Faithfully return all lines, omitting every embedded picture.

★ ★ ★ ★

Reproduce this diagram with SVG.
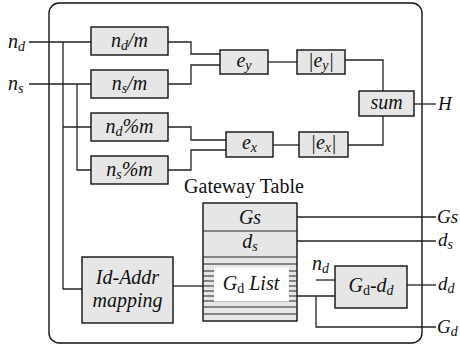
<svg xmlns="http://www.w3.org/2000/svg" width="460" height="349" viewBox="0 0 460 349">
  <style>
    .frame { fill: none; stroke: #111; stroke-width: 1.4; }
    .box { fill: #e6e6e6; stroke: #111; stroke-width: 1.4; }
    .wire { fill: none; stroke: #222; stroke-width: 1.3; }
    .stripe { stroke: #222; stroke-width: 1.1; }
    .t { font-family: 'Liberation Serif', serif; font-size: 20px; fill: #111; }
    .it { font-style: italic; }
    .mid { text-anchor: middle; }
    .sub { font-size: 14px; }
    .edge { font-size: 19px; }
  </style>

  <!-- enclosing unit -->
  <rect class="frame" x="49" y="3" width="373" height="340" rx="10"/>

  <!-- connectors -->
  <g id="connectors">
    <path class="wire" d="M29,42 H91 M63,42 V289 H82 M63,127 H91"/>
    <path class="wire" d="M29,84 H91 M77,84 V170 H91"/>
    <path class="wire" d="M168,42 H191 V54 H220"/>
    <path class="wire" d="M168,84 H191 V65 H220"/>
    <path class="wire" d="M168,127 H191 V140 H226"/>
    <path class="wire" d="M168,170 H191 V150 H226"/>
    <path class="wire" d="M268,62 H297"/>
    <path class="wire" d="M345,60 H383 V91"/>
    <path class="wire" d="M273,145 H299"/>
    <path class="wire" d="M348,145 H383 V116"/>
    <path class="wire" d="M414,104 H436"/>
    <path class="wire" d="M173,286 H203"/>
    <path class="wire" d="M297,217 H436"/>
    <path class="wire" d="M297,241 H436"/>
    <path class="wire" d="M316,280 H335"/>
    <path class="wire" d="M290,296 H335 M316,296 V327 H436"/>
    <path class="wire" d="M407,285 H436"/>
  </g>

  <!-- inputs and outputs -->
  <g id="terminals">
    <text class="t it" x="8" y="48">n<tspan class="sub" dy="3">d</tspan></text>
    <text class="t it" x="8" y="90">n<tspan class="sub" dy="3">s</tspan></text>
    <text class="t it edge" x="438" y="110">H</text>
    <text class="t it edge" x="437" y="223">Gs</text>
    <text class="t it edge" x="438" y="246">d<tspan class="sub" dy="3">s</tspan></text>
    <text class="t it edge" x="438" y="290">d<tspan class="sub" dy="3">d</tspan></text>
    <text class="t it edge" x="437" y="333">G<tspan class="sub" dy="3">d</tspan></text>
    <text class="t it" x="312" y="270">n<tspan class="sub" dy="3">d</tspan></text>
  </g>

  <g id="nd_div">
    <rect class="box" x="91" y="27" width="77" height="28"/>
    <text class="t it mid" x="129.5" y="47">n<tspan class="sub" dy="3">d</tspan><tspan dy="-3">/m</tspan></text>
  </g>
  <g id="ns_div">
    <rect class="box" x="91" y="70" width="77" height="28"/>
    <text class="t it mid" x="129.5" y="90">n<tspan class="sub" dy="3">s</tspan><tspan dy="-3">/m</tspan></text>
  </g>
  <g id="nd_mod">
    <rect class="box" x="91" y="113" width="77" height="28"/>
    <text class="t it mid" x="129.5" y="133">n<tspan class="sub" dy="3">d</tspan><tspan dy="-3">%m</tspan></text>
  </g>
  <g id="ns_mod">
    <rect class="box" x="91" y="156" width="77" height="28"/>
    <text class="t it mid" x="129.5" y="176">n<tspan class="sub" dy="3">s</tspan><tspan dy="-3">%m</tspan></text>
  </g>

  <g id="ey">
    <rect class="box" x="220" y="50" width="48" height="24"/>
    <text class="t it mid" x="244" y="67">e<tspan class="sub" dy="3">y</tspan></text>
  </g>
  <g id="abs_ey">
    <rect class="box" x="297" y="50" width="48" height="24"/>
    <text class="t it mid" x="321" y="67">|e<tspan class="sub" dy="3">y</tspan><tspan dy="-3">|</tspan></text>
  </g>
  <g id="ex">
    <rect class="box" x="226" y="132" width="47" height="25"/>
    <text class="t it mid" x="249.5" y="149">e<tspan class="sub" dy="3">x</tspan></text>
  </g>
  <g id="abs_ex">
    <rect class="box" x="299" y="132" width="49" height="25"/>
    <text class="t it mid" x="323.5" y="149">|e<tspan class="sub" dy="3">x</tspan><tspan dy="-3">|</tspan></text>
  </g>
  <g id="sum">
    <rect class="box" x="359" y="91" width="55" height="25"/>
    <text class="t it mid" x="386.5" y="109">sum</text>
  </g>

  <g id="id_addr">
    <rect class="box" x="82" y="257" width="91" height="66"/>
    <text class="t it mid" x="127.5" y="284">Id-Addr</text>
    <text class="t it mid" x="127.5" y="307">mapping</text>
  </g>

  <g id="gateway_table">
    <text class="t mid" x="244" y="193">Gateway Table</text>
    <rect class="box" x="203" y="203" width="94" height="118"/>
    <line class="stripe" x1="203" y1="231" x2="297" y2="231"/>
    <line class="stripe" x1="203" y1="257" x2="297" y2="257"/>
    <path class="stripe" d="M203,264 H297 M203,271 H297 M203,276 H297 M203,281 H297 M203,286 H297 M203,291 H297 M203,296 H297 M203,301 H297 M203,307 H297 M203,314 H297"/>
    <text class="t it mid" x="250" y="224">Gs</text>
    <text class="t it mid" x="250" y="248">d<tspan class="sub" dy="3">s</tspan></text>
    <rect x="214" y="267.5" width="75" height="34" fill="#fff"/>
    <text class="t it mid" x="251" y="290">G<tspan class="sub" dy="3" font-style="normal">d</tspan><tspan dy="-3"> List</tspan></text>
  </g>

  <g id="gd_dd">
    <rect class="box" x="335" y="266" width="72" height="42"/>
    <text class="t it mid" x="371" y="292">G<tspan class="sub" dy="3" font-style="normal">d</tspan><tspan dy="-3">-d</tspan><tspan class="sub" dy="3">d</tspan></text>
  </g>
</svg>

★ ★ ★ ★

Completed task:
Reproduce this diagram with SVG.
<svg xmlns="http://www.w3.org/2000/svg" width="460" height="349" viewBox="0 0 460 349">
  <style>
    .frame { fill: none; stroke: #111; stroke-width: 1.4; }
    .box { fill: #e6e6e6; stroke: #111; stroke-width: 1.4; }
    .wire { fill: none; stroke: #222; stroke-width: 1.3; }
    .stripe { stroke: #222; stroke-width: 1.1; }
    .t { font-family: 'Liberation Serif', serif; font-size: 20px; fill: #111; }
    .it { font-style: italic; }
    .mid { text-anchor: middle; }
    .sub { font-size: 14px; }
    .edge { font-size: 19px; }
  </style>

  <!-- enclosing unit -->
  <rect class="frame" x="49" y="3" width="373" height="340" rx="10"/>

  <!-- connectors -->
  <g id="connectors">
    <path class="wire" d="M29,42 H91 M63,42 V289 H82 M63,127 H91"/>
    <path class="wire" d="M29,84 H91 M77,84 V170 H91"/>
    <path class="wire" d="M168,42 H191 V54 H220"/>
    <path class="wire" d="M168,84 H191 V65 H220"/>
    <path class="wire" d="M168,127 H191 V140 H226"/>
    <path class="wire" d="M168,170 H191 V150 H226"/>
    <path class="wire" d="M268,62 H297"/>
    <path class="wire" d="M345,60 H383 V91"/>
    <path class="wire" d="M273,145 H299"/>
    <path class="wire" d="M348,145 H383 V116"/>
    <path class="wire" d="M414,104 H436"/>
    <path class="wire" d="M173,286 H203"/>
    <path class="wire" d="M297,217 H436"/>
    <path class="wire" d="M297,241 H436"/>
    <path class="wire" d="M316,280 H335"/>
    <path class="wire" d="M290,296 H335 M316,296 V327 H436"/>
    <path class="wire" d="M407,285 H436"/>
  </g>

  <!-- inputs and outputs -->
  <g id="terminals">
    <text class="t it" x="8" y="48">n<tspan class="sub" dy="3">d</tspan></text>
    <text class="t it" x="8" y="90">n<tspan class="sub" dy="3">s</tspan></text>
    <text class="t it edge" x="438" y="110">H</text>
    <text class="t it edge" x="437" y="223">Gs</text>
    <text class="t it edge" x="438" y="246">d<tspan class="sub" dy="3">s</tspan></text>
    <text class="t it edge" x="438" y="290">d<tspan class="sub" dy="3">d</tspan></text>
    <text class="t it edge" x="437" y="333">G<tspan class="sub" dy="3">d</tspan></text>
    <text class="t it" x="312" y="270">n<tspan class="sub" dy="3">d</tspan></text>
  </g>

  <g id="nd_div">
    <rect class="box" x="91" y="27" width="77" height="28"/>
    <text class="t it mid" x="129.5" y="47">n<tspan class="sub" dy="3">d</tspan><tspan dy="-3">/m</tspan></text>
  </g>
  <g id="ns_div">
    <rect class="box" x="91" y="70" width="77" height="28"/>
    <text class="t it mid" x="129.5" y="90">n<tspan class="sub" dy="3">s</tspan><tspan dy="-3">/m</tspan></text>
  </g>
  <g id="nd_mod">
    <rect class="box" x="91" y="113" width="77" height="28"/>
    <text class="t it mid" x="129.5" y="133">n<tspan class="sub" dy="3">d</tspan><tspan dy="-3">%m</tspan></text>
  </g>
  <g id="ns_mod">
    <rect class="box" x="91" y="156" width="77" height="28"/>
    <text class="t it mid" x="129.5" y="176">n<tspan class="sub" dy="3">s</tspan><tspan dy="-3">%m</tspan></text>
  </g>

  <g id="ey">
    <rect class="box" x="220" y="50" width="48" height="24"/>
    <text class="t it mid" x="244" y="67">e<tspan class="sub" dy="3">y</tspan></text>
  </g>
  <g id="abs_ey">
    <rect class="box" x="297" y="50" width="48" height="24"/>
    <text class="t it mid" x="321" y="67">|e<tspan class="sub" dy="3">y</tspan><tspan dy="-3">|</tspan></text>
  </g>
  <g id="ex">
    <rect class="box" x="226" y="132" width="47" height="25"/>
    <text class="t it mid" x="249.5" y="149">e<tspan class="sub" dy="3">x</tspan></text>
  </g>
  <g id="abs_ex">
    <rect class="box" x="299" y="132" width="49" height="25"/>
    <text class="t it mid" x="323.5" y="149">|e<tspan class="sub" dy="3">x</tspan><tspan dy="-3">|</tspan></text>
  </g>
  <g id="sum">
    <rect class="box" x="359" y="91" width="55" height="25"/>
    <text class="t it mid" x="386.5" y="109">sum</text>
  </g>

  <g id="id_addr">
    <rect class="box" x="82" y="257" width="91" height="66"/>
    <text class="t it mid" x="127.5" y="284">Id-Addr</text>
    <text class="t it mid" x="127.5" y="307">mapping</text>
  </g>

  <g id="gateway_table">
    <text class="t mid" x="244" y="193">Gateway Table</text>
    <rect class="box" x="203" y="203" width="94" height="118"/>
    <line class="stripe" x1="203" y1="231" x2="297" y2="231"/>
    <line class="stripe" x1="203" y1="257" x2="297" y2="257"/>
    <path class="stripe" d="M203,264 H297 M203,271 H297 M203,276 H297 M203,281 H297 M203,286 H297 M203,291 H297 M203,296 H297 M203,301 H297 M203,307 H297 M203,314 H297"/>
    <text class="t it mid" x="250" y="224">Gs</text>
    <text class="t it mid" x="250" y="248">d<tspan class="sub" dy="3">s</tspan></text>
    <rect x="214" y="267.5" width="75" height="34" fill="#fff"/>
    <text class="t it mid" x="251" y="290">G<tspan class="sub" dy="3" font-style="normal">d</tspan><tspan dy="-3"> List</tspan></text>
  </g>

  <g id="gd_dd">
    <rect class="box" x="335" y="266" width="72" height="42"/>
    <text class="t it mid" x="371" y="292">G<tspan class="sub" dy="3" font-style="normal">d</tspan><tspan dy="-3">-d</tspan><tspan class="sub" dy="3">d</tspan></text>
  </g>
</svg>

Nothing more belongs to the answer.